### JOB
Beginning with the line that contains "Recreate this image" and ending with the line that contains "2.85, 2.75, 2.6, 2.45, 2.25, 2.0, 1.75, 1.45, 1.0, 0];", reproduce each line exactly; include both and add nothing.

### SUPPLIED MATERIAL
++++++++++++++++++++

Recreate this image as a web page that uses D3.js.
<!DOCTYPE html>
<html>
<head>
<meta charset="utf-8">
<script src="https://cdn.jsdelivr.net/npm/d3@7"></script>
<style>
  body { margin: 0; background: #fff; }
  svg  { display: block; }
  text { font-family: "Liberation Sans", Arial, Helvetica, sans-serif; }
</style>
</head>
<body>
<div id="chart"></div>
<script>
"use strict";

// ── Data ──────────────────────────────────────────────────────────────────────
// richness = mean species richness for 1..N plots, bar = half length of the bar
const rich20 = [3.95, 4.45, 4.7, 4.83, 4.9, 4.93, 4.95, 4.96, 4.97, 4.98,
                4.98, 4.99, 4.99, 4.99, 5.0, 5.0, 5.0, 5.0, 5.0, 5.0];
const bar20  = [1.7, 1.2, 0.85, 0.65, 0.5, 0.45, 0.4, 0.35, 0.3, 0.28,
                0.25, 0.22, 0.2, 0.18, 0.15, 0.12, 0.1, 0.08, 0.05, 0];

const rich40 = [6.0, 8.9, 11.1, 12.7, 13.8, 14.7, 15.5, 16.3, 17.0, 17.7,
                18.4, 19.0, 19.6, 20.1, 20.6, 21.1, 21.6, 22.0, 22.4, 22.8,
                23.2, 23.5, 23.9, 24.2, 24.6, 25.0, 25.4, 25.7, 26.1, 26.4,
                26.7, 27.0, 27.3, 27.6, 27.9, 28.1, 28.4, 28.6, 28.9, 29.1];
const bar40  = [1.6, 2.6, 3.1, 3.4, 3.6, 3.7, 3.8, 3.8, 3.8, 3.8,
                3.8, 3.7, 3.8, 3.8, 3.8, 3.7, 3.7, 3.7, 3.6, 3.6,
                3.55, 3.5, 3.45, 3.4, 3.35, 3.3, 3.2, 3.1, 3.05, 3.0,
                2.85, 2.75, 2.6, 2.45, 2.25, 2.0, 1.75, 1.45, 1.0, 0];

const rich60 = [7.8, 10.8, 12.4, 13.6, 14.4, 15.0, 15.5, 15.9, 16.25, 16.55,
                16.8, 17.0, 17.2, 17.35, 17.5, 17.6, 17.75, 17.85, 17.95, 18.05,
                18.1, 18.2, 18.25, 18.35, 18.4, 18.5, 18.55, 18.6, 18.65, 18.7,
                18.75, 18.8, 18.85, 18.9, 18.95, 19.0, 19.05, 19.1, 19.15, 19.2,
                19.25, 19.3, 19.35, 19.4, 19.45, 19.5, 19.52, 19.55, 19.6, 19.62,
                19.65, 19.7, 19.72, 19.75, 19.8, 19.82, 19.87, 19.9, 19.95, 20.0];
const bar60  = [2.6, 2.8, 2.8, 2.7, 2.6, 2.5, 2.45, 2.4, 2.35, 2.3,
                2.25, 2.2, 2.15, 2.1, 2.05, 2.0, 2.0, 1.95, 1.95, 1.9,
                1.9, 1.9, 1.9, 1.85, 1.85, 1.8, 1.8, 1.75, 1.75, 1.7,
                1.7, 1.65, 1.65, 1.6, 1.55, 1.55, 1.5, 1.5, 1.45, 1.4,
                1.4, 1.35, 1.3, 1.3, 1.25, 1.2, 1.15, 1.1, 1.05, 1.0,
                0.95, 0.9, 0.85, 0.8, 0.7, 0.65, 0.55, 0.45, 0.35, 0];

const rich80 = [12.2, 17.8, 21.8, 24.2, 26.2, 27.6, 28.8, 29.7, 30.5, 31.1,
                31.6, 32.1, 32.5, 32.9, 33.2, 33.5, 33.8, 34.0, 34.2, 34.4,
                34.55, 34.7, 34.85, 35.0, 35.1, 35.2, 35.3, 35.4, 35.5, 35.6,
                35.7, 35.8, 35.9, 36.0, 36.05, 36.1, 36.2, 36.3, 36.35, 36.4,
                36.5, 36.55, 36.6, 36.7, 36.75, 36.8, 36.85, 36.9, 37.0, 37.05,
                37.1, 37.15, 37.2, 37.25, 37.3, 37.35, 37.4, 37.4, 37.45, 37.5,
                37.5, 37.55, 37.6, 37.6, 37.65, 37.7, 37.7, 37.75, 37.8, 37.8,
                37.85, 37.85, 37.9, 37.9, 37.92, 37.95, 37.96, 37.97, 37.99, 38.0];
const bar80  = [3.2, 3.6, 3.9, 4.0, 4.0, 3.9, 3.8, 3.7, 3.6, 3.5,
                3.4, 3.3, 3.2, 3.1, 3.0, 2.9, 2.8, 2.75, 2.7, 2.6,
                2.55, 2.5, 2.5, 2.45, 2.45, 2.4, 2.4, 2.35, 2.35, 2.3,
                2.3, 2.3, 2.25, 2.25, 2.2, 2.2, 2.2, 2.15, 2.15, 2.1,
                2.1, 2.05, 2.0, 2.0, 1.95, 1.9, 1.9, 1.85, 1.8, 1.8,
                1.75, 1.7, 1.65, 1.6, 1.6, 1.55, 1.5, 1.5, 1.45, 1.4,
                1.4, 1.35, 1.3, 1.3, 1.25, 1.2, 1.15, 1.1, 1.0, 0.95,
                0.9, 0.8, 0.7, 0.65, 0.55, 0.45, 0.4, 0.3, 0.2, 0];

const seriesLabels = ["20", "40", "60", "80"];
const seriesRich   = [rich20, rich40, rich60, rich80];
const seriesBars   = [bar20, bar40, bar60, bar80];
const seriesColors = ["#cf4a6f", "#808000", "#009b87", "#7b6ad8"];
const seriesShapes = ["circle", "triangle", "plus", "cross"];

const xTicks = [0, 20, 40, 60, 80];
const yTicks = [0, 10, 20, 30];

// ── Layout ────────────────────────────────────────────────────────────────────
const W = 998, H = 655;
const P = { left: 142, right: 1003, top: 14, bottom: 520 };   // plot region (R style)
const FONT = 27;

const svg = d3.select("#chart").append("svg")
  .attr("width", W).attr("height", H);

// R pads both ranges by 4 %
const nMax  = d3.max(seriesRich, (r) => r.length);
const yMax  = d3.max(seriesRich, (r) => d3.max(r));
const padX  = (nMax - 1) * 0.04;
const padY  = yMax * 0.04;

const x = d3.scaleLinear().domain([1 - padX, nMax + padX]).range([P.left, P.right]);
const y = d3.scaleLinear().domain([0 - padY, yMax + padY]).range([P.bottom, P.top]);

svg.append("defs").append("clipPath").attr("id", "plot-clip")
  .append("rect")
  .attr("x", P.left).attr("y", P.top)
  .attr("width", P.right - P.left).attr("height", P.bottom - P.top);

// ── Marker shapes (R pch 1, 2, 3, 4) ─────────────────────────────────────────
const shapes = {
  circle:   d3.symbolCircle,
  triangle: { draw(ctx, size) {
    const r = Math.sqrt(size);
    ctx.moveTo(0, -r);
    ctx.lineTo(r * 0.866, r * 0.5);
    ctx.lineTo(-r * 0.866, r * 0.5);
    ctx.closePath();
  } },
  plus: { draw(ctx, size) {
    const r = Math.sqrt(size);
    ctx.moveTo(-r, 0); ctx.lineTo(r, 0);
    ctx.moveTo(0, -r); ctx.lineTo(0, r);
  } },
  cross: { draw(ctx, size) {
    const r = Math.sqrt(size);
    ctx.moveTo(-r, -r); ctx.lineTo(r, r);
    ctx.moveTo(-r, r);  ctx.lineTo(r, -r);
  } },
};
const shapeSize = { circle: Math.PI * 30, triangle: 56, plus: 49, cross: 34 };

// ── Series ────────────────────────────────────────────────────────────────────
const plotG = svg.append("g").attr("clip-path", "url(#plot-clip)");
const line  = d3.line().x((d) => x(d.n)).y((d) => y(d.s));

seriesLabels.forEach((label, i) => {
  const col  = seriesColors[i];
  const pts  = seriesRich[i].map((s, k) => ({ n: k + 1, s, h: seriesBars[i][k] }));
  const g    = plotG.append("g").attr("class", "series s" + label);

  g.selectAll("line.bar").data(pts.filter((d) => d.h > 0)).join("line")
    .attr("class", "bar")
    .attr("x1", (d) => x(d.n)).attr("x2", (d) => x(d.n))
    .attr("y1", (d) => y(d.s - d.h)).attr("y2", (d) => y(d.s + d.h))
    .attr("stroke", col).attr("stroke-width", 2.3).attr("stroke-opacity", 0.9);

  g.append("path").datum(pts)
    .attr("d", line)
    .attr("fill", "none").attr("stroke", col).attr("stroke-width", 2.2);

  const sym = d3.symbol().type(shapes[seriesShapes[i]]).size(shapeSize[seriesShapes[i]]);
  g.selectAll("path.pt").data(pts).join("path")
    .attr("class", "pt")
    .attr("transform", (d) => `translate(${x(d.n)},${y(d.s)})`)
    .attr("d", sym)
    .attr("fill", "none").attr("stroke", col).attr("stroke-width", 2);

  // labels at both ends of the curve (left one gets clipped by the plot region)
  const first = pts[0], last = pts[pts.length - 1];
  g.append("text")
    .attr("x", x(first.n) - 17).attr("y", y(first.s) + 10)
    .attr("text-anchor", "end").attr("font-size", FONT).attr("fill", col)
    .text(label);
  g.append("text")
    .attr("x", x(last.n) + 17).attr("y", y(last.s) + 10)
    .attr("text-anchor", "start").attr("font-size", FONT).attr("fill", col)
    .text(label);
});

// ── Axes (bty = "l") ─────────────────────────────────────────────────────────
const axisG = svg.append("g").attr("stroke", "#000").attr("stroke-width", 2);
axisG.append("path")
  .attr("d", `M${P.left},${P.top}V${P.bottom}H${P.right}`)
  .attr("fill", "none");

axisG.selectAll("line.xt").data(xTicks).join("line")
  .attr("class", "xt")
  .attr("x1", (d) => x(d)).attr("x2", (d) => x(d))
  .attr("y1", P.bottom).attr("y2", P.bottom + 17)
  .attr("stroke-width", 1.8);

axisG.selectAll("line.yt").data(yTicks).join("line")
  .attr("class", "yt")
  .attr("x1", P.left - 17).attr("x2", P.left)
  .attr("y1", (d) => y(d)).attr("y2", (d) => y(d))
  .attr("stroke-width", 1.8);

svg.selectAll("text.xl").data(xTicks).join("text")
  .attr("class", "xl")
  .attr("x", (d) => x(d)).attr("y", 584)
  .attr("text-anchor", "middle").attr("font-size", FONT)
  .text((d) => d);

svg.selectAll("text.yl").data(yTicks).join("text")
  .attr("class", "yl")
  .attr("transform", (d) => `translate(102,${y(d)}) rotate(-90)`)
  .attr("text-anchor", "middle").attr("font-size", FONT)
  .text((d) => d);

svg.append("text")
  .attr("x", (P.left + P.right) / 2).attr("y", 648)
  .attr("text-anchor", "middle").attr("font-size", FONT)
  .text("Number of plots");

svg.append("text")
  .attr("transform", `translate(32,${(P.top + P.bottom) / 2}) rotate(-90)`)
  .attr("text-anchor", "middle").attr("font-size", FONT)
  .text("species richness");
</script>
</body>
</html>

++++++++++++++++++++

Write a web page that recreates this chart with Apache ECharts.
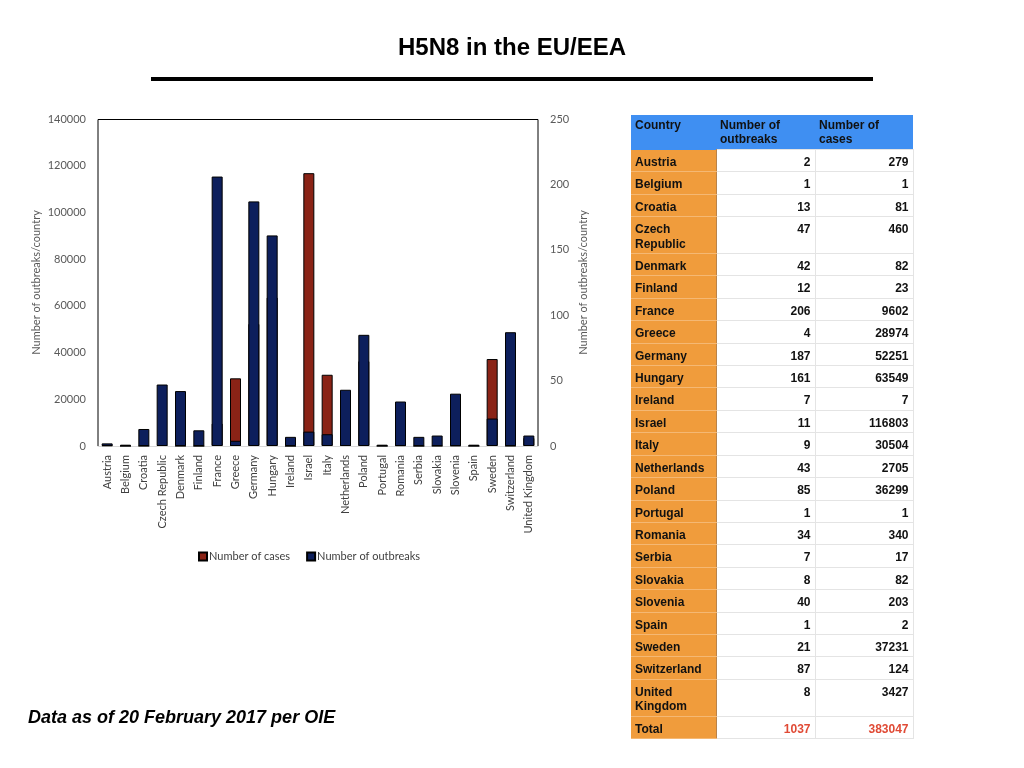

++++++++++++++++++++

### EXPECTED OUTPUT
Recreate this image as a web page that uses D3.js.
<!DOCTYPE html>
<html>
<head>
<meta charset="utf-8">
<script src="https://cdn.jsdelivr.net/npm/d3@7"></script>
<style>
  body { margin: 0; background: #fff; }
  svg  { display: block; }
  text { font-family: "Liberation Sans", Arial, Helvetica, sans-serif; }
</style>
</head>
<body>
<div id="chart"></div>
<script>
"use strict";

// ── Data ──────────────────────────────────────────────────────────────────────
// richness = mean species richness for 1..N plots, bar = half length of the bar
const rich20 = [3.95, 4.45, 4.7, 4.83, 4.9, 4.93, 4.95, 4.96, 4.97, 4.98,
                4.98, 4.99, 4.99, 4.99, 5.0, 5.0, 5.0, 5.0, 5.0, 5.0];
const bar20  = [1.7, 1.2, 0.85, 0.65, 0.5, 0.45, 0.4, 0.35, 0.3, 0.28,
                0.25, 0.22, 0.2, 0.18, 0.15, 0.12, 0.1, 0.08, 0.05, 0];

const rich40 = [6.0, 8.9, 11.1, 12.7, 13.8, 14.7, 15.5, 16.3, 17.0, 17.7,
                18.4, 19.0, 19.6, 20.1, 20.6, 21.1, 21.6, 22.0, 22.4, 22.8,
                23.2, 23.5, 23.9, 24.2, 24.6, 25.0, 25.4, 25.7, 26.1, 26.4,
                26.7, 27.0, 27.3, 27.6, 27.9, 28.1, 28.4, 28.6, 28.9, 29.1];
const bar40  = [1.6, 2.6, 3.1, 3.4, 3.6, 3.7, 3.8, 3.8, 3.8, 3.8,
                3.8, 3.7, 3.8, 3.8, 3.8, 3.7, 3.7, 3.7, 3.6, 3.6,
                3.55, 3.5, 3.45, 3.4, 3.35, 3.3, 3.2, 3.1, 3.05, 3.0,
                2.85, 2.75, 2.6, 2.45, 2.25, 2.0, 1.75, 1.45, 1.0, 0];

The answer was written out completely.